• [OBJECTIVE]: Check every line below for the string "this", and copy the lines that contain it.

• [RAW DATA]:
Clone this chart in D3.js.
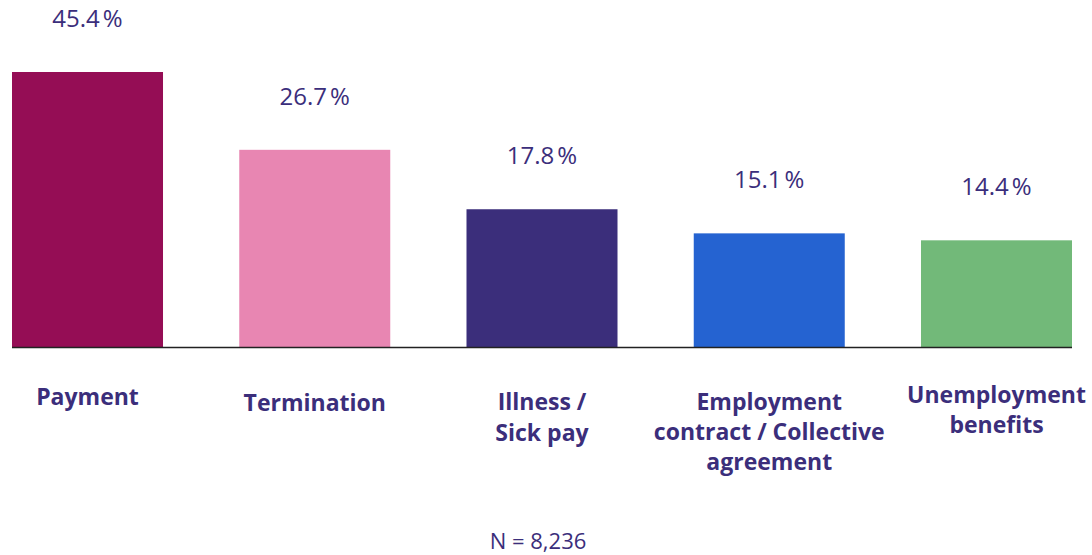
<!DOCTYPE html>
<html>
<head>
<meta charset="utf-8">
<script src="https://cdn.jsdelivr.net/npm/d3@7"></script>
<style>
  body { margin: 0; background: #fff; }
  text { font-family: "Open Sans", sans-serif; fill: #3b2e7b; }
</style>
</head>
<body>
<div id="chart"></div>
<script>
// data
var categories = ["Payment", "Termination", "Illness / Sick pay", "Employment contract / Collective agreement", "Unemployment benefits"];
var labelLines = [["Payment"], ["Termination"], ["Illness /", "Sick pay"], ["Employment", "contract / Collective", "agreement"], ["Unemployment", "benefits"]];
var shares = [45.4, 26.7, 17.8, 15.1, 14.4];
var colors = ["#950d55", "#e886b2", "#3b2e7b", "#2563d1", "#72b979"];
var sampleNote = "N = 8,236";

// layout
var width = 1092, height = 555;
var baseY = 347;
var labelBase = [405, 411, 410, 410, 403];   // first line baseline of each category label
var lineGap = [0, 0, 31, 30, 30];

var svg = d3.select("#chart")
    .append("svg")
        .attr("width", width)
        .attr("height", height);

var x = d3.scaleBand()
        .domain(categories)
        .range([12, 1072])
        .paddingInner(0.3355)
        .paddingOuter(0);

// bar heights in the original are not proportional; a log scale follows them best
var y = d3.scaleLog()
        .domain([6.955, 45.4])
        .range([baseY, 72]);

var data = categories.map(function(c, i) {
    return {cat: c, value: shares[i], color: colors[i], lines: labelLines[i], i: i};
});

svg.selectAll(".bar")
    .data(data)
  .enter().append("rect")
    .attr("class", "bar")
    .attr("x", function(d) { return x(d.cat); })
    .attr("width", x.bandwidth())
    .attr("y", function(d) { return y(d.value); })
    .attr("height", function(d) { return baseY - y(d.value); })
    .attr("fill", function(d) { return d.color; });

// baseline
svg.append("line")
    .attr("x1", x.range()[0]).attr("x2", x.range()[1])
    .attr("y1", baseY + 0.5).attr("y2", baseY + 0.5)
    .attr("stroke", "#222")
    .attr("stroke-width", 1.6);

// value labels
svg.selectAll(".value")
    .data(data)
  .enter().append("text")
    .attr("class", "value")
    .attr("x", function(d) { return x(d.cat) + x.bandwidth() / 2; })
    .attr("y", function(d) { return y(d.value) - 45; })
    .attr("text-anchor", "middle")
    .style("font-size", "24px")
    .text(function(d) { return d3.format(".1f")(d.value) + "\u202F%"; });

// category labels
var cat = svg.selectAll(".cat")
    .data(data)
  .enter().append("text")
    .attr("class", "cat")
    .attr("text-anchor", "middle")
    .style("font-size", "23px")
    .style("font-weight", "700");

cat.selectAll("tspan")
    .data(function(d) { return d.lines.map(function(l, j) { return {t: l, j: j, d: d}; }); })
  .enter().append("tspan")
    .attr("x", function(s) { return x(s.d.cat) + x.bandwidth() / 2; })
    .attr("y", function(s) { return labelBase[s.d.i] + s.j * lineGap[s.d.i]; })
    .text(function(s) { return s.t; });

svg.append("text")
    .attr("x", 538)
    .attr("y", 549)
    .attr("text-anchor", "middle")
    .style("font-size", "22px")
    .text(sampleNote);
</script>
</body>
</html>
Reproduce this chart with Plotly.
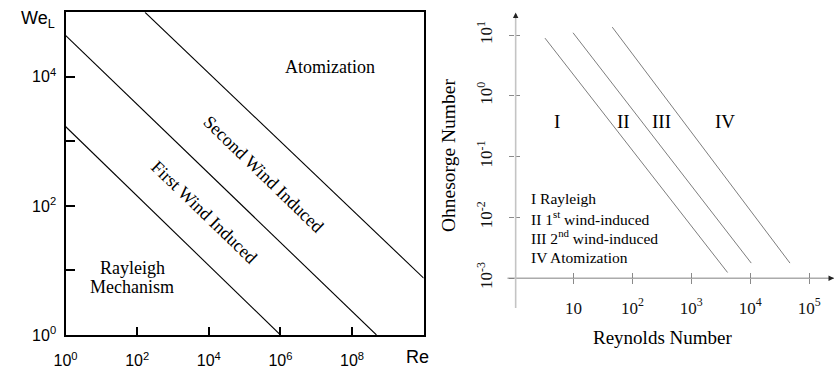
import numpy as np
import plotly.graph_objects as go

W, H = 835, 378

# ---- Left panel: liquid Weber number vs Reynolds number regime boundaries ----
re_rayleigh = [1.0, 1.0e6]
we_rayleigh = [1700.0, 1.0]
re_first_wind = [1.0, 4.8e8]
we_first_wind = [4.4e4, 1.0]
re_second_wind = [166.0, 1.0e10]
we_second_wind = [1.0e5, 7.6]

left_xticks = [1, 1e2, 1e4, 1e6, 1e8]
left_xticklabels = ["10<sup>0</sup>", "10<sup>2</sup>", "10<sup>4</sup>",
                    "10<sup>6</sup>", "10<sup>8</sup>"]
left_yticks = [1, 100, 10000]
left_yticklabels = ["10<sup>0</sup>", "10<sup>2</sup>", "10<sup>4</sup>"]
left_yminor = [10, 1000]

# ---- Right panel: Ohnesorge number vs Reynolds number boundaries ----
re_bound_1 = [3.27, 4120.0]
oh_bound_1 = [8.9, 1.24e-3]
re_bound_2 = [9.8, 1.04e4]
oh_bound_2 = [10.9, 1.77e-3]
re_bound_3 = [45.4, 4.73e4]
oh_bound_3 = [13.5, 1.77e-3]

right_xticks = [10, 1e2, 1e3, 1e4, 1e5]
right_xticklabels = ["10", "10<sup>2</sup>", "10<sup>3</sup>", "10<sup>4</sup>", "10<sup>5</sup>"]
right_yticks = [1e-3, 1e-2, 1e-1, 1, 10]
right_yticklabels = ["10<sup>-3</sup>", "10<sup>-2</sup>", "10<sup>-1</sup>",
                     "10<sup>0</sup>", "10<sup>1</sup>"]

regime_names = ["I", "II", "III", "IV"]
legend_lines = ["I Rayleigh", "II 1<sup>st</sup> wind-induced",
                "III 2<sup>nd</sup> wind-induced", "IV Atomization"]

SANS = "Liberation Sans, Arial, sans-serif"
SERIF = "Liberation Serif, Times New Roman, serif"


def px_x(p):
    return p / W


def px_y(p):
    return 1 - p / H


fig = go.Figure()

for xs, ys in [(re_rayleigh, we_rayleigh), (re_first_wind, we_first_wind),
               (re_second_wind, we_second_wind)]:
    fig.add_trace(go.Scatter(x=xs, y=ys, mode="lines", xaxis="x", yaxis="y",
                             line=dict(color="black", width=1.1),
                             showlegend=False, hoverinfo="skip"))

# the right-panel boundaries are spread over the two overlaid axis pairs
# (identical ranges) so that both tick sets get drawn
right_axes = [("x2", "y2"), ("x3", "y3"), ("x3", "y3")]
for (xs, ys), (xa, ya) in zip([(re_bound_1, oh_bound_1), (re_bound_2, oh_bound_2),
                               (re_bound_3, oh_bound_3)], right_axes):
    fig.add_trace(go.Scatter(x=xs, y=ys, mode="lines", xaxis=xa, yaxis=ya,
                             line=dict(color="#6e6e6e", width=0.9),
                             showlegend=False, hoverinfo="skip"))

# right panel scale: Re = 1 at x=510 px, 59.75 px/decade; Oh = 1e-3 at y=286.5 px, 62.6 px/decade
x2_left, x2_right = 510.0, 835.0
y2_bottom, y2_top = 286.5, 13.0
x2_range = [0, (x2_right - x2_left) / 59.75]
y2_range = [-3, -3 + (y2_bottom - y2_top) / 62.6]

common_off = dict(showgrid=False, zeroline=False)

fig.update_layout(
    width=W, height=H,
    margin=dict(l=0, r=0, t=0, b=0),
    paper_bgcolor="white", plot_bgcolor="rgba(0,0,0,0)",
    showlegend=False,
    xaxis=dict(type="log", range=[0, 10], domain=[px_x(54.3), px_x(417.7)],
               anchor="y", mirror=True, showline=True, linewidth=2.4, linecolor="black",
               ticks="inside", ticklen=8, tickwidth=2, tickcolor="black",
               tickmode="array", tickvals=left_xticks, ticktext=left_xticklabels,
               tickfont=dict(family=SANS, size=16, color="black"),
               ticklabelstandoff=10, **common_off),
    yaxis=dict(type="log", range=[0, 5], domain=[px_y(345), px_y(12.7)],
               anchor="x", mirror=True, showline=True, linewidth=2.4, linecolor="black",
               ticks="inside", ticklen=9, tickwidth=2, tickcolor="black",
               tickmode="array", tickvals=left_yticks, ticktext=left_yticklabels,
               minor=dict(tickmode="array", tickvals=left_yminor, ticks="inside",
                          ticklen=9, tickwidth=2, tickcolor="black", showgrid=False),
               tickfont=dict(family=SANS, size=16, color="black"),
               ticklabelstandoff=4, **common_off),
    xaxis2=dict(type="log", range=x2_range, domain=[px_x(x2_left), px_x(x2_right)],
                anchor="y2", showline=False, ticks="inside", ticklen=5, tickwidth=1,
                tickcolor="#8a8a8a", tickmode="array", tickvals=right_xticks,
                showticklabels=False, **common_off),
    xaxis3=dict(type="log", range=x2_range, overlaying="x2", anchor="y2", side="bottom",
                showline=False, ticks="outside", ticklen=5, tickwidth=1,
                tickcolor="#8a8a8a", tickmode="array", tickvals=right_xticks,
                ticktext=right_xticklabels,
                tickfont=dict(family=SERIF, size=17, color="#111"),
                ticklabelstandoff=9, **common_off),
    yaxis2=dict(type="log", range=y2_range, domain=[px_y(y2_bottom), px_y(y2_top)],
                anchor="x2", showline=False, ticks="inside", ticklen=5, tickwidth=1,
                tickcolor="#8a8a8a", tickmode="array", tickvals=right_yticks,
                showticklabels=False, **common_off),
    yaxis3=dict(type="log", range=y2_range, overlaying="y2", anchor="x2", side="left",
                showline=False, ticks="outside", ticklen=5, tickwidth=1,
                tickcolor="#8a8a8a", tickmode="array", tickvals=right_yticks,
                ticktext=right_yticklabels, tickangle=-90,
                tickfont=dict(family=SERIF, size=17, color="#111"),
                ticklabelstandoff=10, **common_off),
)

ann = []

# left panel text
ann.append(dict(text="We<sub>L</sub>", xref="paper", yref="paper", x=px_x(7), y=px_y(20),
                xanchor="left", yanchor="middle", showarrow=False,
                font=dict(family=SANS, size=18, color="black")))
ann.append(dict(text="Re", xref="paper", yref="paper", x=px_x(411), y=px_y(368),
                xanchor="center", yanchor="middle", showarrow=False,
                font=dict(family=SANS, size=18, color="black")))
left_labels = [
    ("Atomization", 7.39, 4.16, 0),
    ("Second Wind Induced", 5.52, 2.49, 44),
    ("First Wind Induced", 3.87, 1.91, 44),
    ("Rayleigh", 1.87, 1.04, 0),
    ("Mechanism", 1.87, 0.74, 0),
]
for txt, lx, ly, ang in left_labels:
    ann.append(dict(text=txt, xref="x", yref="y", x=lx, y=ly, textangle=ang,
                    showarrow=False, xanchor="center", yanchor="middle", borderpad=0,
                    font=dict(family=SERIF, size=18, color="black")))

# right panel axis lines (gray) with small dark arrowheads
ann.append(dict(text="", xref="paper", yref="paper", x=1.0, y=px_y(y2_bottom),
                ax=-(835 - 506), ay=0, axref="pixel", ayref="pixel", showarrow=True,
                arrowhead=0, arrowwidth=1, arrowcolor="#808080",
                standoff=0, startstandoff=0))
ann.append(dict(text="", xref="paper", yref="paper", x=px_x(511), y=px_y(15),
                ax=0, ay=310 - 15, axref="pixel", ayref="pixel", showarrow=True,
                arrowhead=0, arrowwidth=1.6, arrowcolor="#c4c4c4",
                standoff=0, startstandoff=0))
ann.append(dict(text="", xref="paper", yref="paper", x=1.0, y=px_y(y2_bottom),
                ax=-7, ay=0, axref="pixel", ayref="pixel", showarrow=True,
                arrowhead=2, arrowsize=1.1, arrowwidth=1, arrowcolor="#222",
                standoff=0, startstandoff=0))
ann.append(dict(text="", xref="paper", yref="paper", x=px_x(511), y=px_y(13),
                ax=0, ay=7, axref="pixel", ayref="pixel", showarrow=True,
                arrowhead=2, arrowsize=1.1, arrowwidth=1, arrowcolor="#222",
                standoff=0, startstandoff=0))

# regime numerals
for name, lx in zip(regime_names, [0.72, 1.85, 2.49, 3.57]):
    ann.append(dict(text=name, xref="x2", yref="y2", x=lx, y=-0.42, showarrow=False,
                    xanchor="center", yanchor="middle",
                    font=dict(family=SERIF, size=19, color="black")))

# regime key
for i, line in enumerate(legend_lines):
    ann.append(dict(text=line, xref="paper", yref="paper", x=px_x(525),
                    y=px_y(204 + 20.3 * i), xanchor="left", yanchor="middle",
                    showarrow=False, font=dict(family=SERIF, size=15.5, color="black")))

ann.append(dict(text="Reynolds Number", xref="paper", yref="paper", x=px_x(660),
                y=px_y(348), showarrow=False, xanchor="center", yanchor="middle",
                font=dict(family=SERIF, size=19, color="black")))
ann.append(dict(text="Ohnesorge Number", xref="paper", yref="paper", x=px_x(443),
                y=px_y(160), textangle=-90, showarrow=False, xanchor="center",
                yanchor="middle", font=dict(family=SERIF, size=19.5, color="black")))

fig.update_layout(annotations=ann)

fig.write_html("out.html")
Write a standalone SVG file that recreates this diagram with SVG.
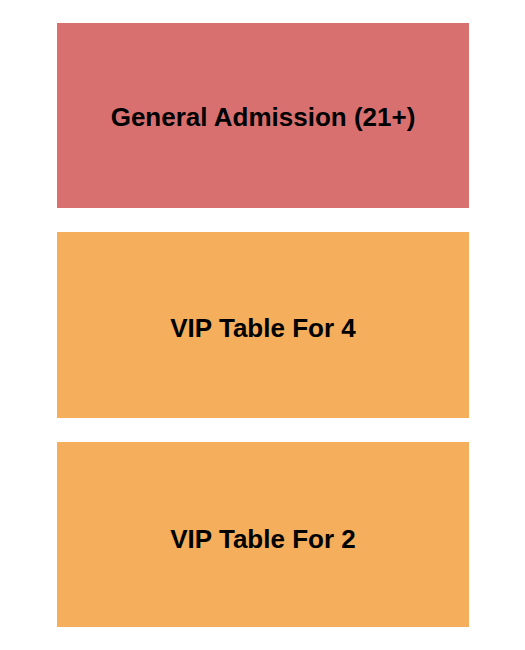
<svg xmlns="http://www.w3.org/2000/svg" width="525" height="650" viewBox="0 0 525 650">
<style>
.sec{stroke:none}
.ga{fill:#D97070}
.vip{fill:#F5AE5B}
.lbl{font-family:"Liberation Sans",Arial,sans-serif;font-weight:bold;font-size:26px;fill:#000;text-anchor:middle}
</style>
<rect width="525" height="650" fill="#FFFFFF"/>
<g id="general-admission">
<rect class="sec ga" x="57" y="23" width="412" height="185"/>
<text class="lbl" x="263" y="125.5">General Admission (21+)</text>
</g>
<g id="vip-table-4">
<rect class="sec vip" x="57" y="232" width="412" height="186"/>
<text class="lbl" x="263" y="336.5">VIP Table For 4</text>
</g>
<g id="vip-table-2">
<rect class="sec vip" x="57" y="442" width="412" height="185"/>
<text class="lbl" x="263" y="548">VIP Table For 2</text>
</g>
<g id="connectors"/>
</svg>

• [RESPONSE BELOW]:
Clone this chart in D3.js.
Reproduce this chart with Plotly.
Write a standalone SVG file that recreates this diagram with SVG.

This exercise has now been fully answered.